American bars and restaurants gear up every year for Cinco de Mayo, offering special deals on Mexican food and alcoholic drinks for the May 5 holiday that is barely celebrated south of the border.
In the United States, the date is largely seen as a celebration of Mexican American culture stretching back to the 1800s in California.
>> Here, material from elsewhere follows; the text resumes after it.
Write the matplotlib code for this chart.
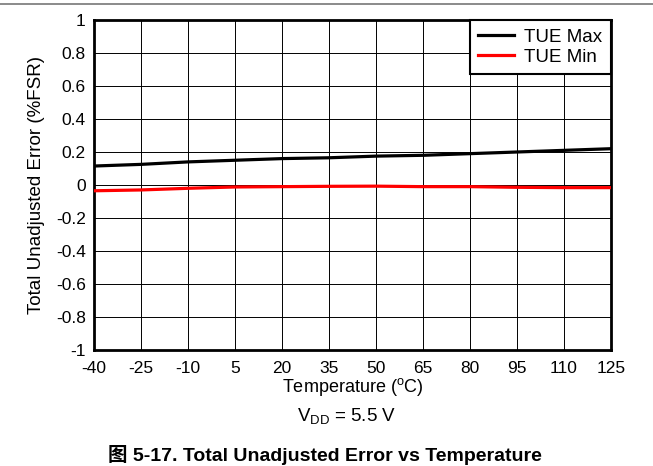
import matplotlib
matplotlib.use("Agg")
import matplotlib.pyplot as plt
from matplotlib.lines import Line2D

temps = [-40, -25, -10, 5, 20, 35, 50, 65, 80, 95, 110, 125]
tue_max = [0.115, 0.125, 0.14, 0.15, 0.16, 0.165, 0.175, 0.18, 0.19, 0.20, 0.21, 0.22]
tue_min = [-0.035, -0.03, -0.02, -0.012, -0.01, -0.008, -0.007, -0.01, -0.01, -0.014, -0.016, -0.016]
y_ticks = [1, 0.8, 0.6, 0.4, 0.2, 0, -0.2, -0.4, -0.6, -0.8, -1]
y_labels = ["1", "0.8", "0.6", "0.4", "0.2", "0", "-0.2", "-0.4", "-0.6", "-0.8", "-1"]

plt.rcParams['font.family'] = ['Liberation Sans', 'Noto Sans CJK SC', 'DejaVu Sans']
FS = 12.5

fig = plt.figure(figsize=(6.53, 4.66), dpi=100)
ax = fig.add_axes([94/653, 1-350/466, (611-94)/653, (350-20)/466])

ax.plot(temps, tue_max, color='black', lw=2.3, label='TUE Max', zorder=3)
ax.plot(temps, tue_min, color='#ff0000', lw=2.3, label='TUE Min', zorder=3)

ax.set_xlim(-40, 125)
ax.set_ylim(-1, 1)
ax.set_xticks(temps)
ax.set_xticklabels([str(t) for t in temps], fontsize=FS)
ax.set_yticks(y_ticks)
ax.set_yticklabels(y_labels, fontsize=FS)
ax.tick_params(axis='x', length=0, pad=8)
ax.tick_params(axis='y', length=0, pad=6)
ax.grid(True, color='black', lw=0.7)
ax.set_axisbelow(True)
for s in ax.spines.values():
    s.set_linewidth(2.0)

ax.set_xlabel('Temperature ($\\mathregular{^{o}}$C)', fontsize=13, labelpad=0)
ax.set_ylabel('Total Unadjusted Error (%FSR)', fontsize=13.5, labelpad=8)

leg = ax.legend(loc='upper right', fontsize=13.5, frameon=True, fancybox=False,
                borderaxespad=0, handlelength=1.9, handletextpad=0.55,
                borderpad=0.45, labelspacing=0.15)
leg.get_frame().set_edgecolor('black')
leg.get_frame().set_linewidth(1.5)
leg.get_frame().set_alpha(1)

fig.text(347/653, 1-416/466, '$\\mathregular{V_{DD}}$ = 5.5 V', fontsize=13.5,
         ha='center', va='center')
fig.text(325/653, 1-455/466, '图 5-17. Total Unadjusted Error vs Temperature',
         fontsize=14, fontweight='bold', ha='center', va='center',
         family=['Liberation Sans', 'Noto Sans CJK SC'])

fig.add_artist(Line2D([0, 1], [1-4/466, 1-4/466], color='#777777', lw=1.2,
                      transform=fig.transFigure))

fig.savefig('out.png', dpi=100)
Typical festivities include parades, street food, block parties, mariachi competitions and baile folklorico, or folkloric ballet, with whirling dancers wearing shiny ribbons and braids and bright, ruffled dresses.
For Americans with or without Mexican ancestry, the day has become an excuse to toss back tequila shots with salt and lime and gorge on tortilla chips smothered with melted orange cheddar that's unfamiliar to most people in Mexico.
That's brought some criticism of the holiday, especially as beer manufacturers and other marketers have capitalized on its festive nature and some revellers embrace offensive stereotypes, such as fake, droopy mustaches and gigantic straw sombreros.
With May 5 falling at the end of the work week this year, festivities are kicking off Friday evening with happy hours and pub crawls in cities including Hollywood, featuring $4 beers and two-for-one margaritas, and a boozy party aboard a yacht on Chicago's Lake Michigan with musica norteno, or northern Mexico music, and ballads called corridos.
Celebrations are planned throughout the weekend, especially in places with large Mexican American populations, such as Los Angeles, Houston, New York, San Antonio and Washington, D.C.
A Sunday festival in downtown Phoenix will feature performers including Los Lonely Boys, who describe their music as "Texican rock," as well as lucha libre, or wrestling matches with masked adversaries. A Cinco de Mayo parade will take place in Dallas on Saturday, while a Holy Guacamole Cinco de Mayo Run steps off that morning in Palisades Park in Santa Monica, California.